Мальчики мои в армии и именно ТАМ. На Симхат Тора были дома у мамы с папой (редкий случай, оба сразу) чтобы умчаться в армию в шабат в восемь утра, перед утренней молитвой, не дожидаясь приказа. Вместе с ними уехали из Отниэля двое сыновей рава Бени Кальманзона, Эльханан и Менахем. Эльханан поехал добровольцем, он по возрасту уже не подлежал призыву. Вчера о них рассказывали по 11-му каналу - те, кто не торчит на местечковой нашей «девятке», продолжающей вечерами потчевать «русское» гетто дебильными российскими сериалами, могли увидеть и услышать рассказ о том, как они под огнём вывезли десятки людей, попали под обстрел и, как старший, Эльханан, умер на руках у младшего, Менахема.
...Я всё вспоминаю того несчастного
озлобленного дядьку, который на церемонии окончания офицерских курсов шипел вслед моему зятю с младенцем на руках: «нарожали тут...». Я искренне надеюсь, что с ним всё в порядке. Что не было его в атакованных террористами кибуцах (может, он и не кибуцник вовсе...). Что он не видел, как умирает старший брат на руках у младшего, успев вывести из-под огня несколько десятков человек. У Эльханана пятеро детей - я очень надеюсь, что после войны поменьше останется в Израиле людей, способных прошипеть вслед человеку в кипе «нарожали...» Или способных порадоваться тому, что не задалась на этот раз у «НИХ» Симхат Тора. (Нелюди, безусловно, найдутся и не только среди арабов, увы, но мир не переделаешь...)
Израиль маленький, а погибших, раненых и пропавших без вести так много, что невозможно не наткнуться на знакомое имя. Знакомое лицо. Хорошо знакомого человека.
Я его знаю хорошо. Я не хочу и не буду писать «знала». Он писатель и историк, автор лучших путеводителей по еврейскому Кракову и еврейской Варшаве. При этом - образцовый левый социалист-кибуцник. Мирумир, шалом ахшав, вотэтовотвсё... Мы не были ни друзьями, ни даже приятелями, встречались только по делу. Я с ним была на двух больших конференциях в Кракове и в Люблине, мы вместе проводили здесь польско-украинский семинар здесь, десять лет назад.

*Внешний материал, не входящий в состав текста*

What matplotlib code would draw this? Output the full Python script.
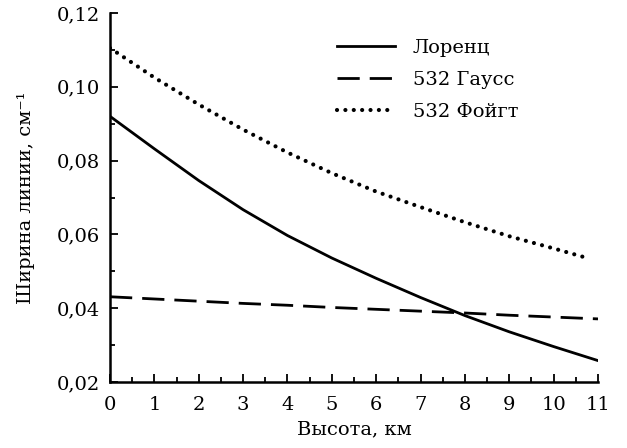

Но при этом друг к другу, как ни странно, слабость питали. Он меня приветсвовал словами: «Привет, каханистка!», а я ему отвечала: «Здорово, левак!»
...Но когда он, влюблённый без памяти в польскую литературу и поэзию, отчаивался объяснить ивритоязычным слушателям то, что невозможно передать никаким переводом, он обращался ко мне: послушай, ты поймёшь «w malinowym chruśniaku...» - это же не переведёшь! это он такое слово придумал - chruśniak! - а кто знает польский, тому сразу понятно! Это, как наш Бен-Ехуда придумывал слова на иврите, а все думали, что так и было!
- Да, говорила я, - по-русски это как «куст» и «хруст» одновременно - славянам всё понятно...
- Терпеть не могу русский! - откликался он и добавлял: но тебе - можно, ладно уж.
...Мы дружили оба тогда с так рано ушедшим из жизни Робертом Кувалеком. Как-то на прощальном ужине в Люблине на стадии «шумел камыш» принимающая сторона дружно затянула «hej sokoły», а Кувалек, неожиданно для меня подхватил припев по-украински (у него жена была украинка), Алекс недовольно завозился: терпеть не могу украинский! но тебе - можно, ладно уж...
Он давно уже был на пенсии. Болел - сердце, давление... А со времён короны окончательно засел в кибуце. Но в ноябре обещал появиться на польском семинаре...
Зачем выродкам было похищать больного старика, который всю жизнь работал, как в мечте Маяковского - «землю попашет, попишет стихи...», который никогда и никому не сделал ничего плохого и свято верил в то, что всегда и со всеми можно договориться?
Вопрос в пространство, как вы понимаете. Так - лишняя иллюстрация к тому, с кем мы воюем.